Business leader defends move of BLM office

Robin Brown

The executive director of Grand Junction Economic Partnership on Tuesday defended before a congressional committee the Bureau of Land Management's choice of the city as its new national headquarters.

Robin Brown spoke at a House Natural Resources Committee hearing regarding the agency's relocation plans, in part addressing concerns expressed at the hearing about the adequacy of air travel between the Grand Junction Regional Airport and other locations.

"Our air service is improving tremendously as our economy has improved," Brown said.

She pointed to the ability of employees of businesses in Grand Junction to travel to other locations.

"You can work on a global scale from Grand Junction," she said.

U.S. Rep. Eleanor Holmes Norton, a Democrat representing the District of Columbia, said virtually the entire BLM workforce already is in the field where it should be, and the relocation plans would leave the agency with virtually no headquarters staff left in Washington.

"It's an extreme proposal, to put it mildly," she said.

William Perry Pendley, who is currently serving as the BLM's acting director, said remaining Washington employees will be located in the Department of Interior's office, just down the hallway from the Interior secretary and deputy secretary, providing for more interaction with them, and he said the BLM will remain able to be interactive with Congress.
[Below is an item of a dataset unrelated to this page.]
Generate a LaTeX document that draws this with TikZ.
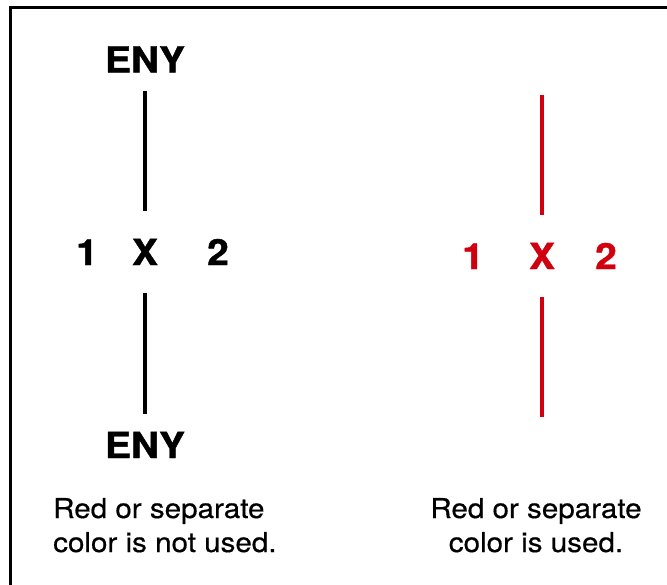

The BLM is planning to move 27 mostly high-level jobs, including the director position, to Grand Junction. More than 50 other BLM Washington positions are to be moved elsewhere in Colorado, and nearly 300 altogether are to be moved from the capital to western states.

Tuesday's hearing focused in part on concerns among some that the move is aimed at dismantling the agency.

"There is no doubt this plan fits this administration's pattern of trying to sell out our environment and natural resources," said the committee's chairman, Rep. Raul Grijalva, D-Ariz.

Part of that concern arises from Pendley's previous advocacy before joining the BLM for transferring or selling federal lands from the government's hands. He told the committee that as a member of the Trump administration he supports President Trump and Interior Secretary David Bernhardt's statements that the administration won't engage in the wholesale disposal or transfer or public lands.

The BLM is moving forward with its relocation plans, including looking for office space in Grand Junction, which will cost considerably less than what the agency pays for its Washington office space.

The BLM and relocation supporters such as U.S. Sen. Cory Gardner, R-Colo., say it's important that the headquarters be near the lands and communities BLM decisions affect.

"We want to be a good neighbor and we can't be a good neighbor if we're not first a neighbor," Pendley said.

Grijalva noted concerns, including from some retired federal employees, that the move would cause staff to quit, eliminating their institutional knowledge and hamstringing the agency.

Pendley said his and Bernhardt's goal is to not lose a single employee and the BLM is doing everything it can to retain them. He said specific positions to be relocated will be identified next week.

Brown expressed surprise at the idea that BLM employees wouldn't want to relocate from Washington.

"I would argue that if you have a BLM employee that doesn't want to live near BLM land, that's a sign that you should reorganize," she said.

But Rep. TJ Cox, D-Calif., questioned the logic of Grand Junction as the headquarters choice. He cited the amount of BLM land in Nevada and said a flight from Reno to Washington costs $300, compared to $600 in the case of Grand Junction.

"So why Grand Junction?" he asked. "What's the justification for locating there? No disrespect for my colleagues but there's no major airport there."

He said while the BLM talks about moving headquarter employees out into the field, it looks to be a move to "probably left field."

Rep. Paul Gosar, R-Ariz., supported the choice of Grand Junction.

"It's very centrally located," said Gosar, who said he has family ties to the city.

Rep. Paul Tonko, D-N.Y., pointed to a chart that he says shows only four states are served by direct flights from Grand Junction. But Brown said the 18 to 20 flights a day from the airport go to many more locations than that.

Rep. John Curtis, R-Utah, who said his constituents support the relocation, said he would have used Tonko's chart to show how hard it is for people in the West to go to Washington.

"The reality of it is we're here to serve. We shouldn't ask them to come to us. We should be going to them," he said.

Pendley said he long has lived in Evergreen, Colorado, and "wouldn't trade that for anything."

He said, "I daresay people going out to Grand Junction will love what they see."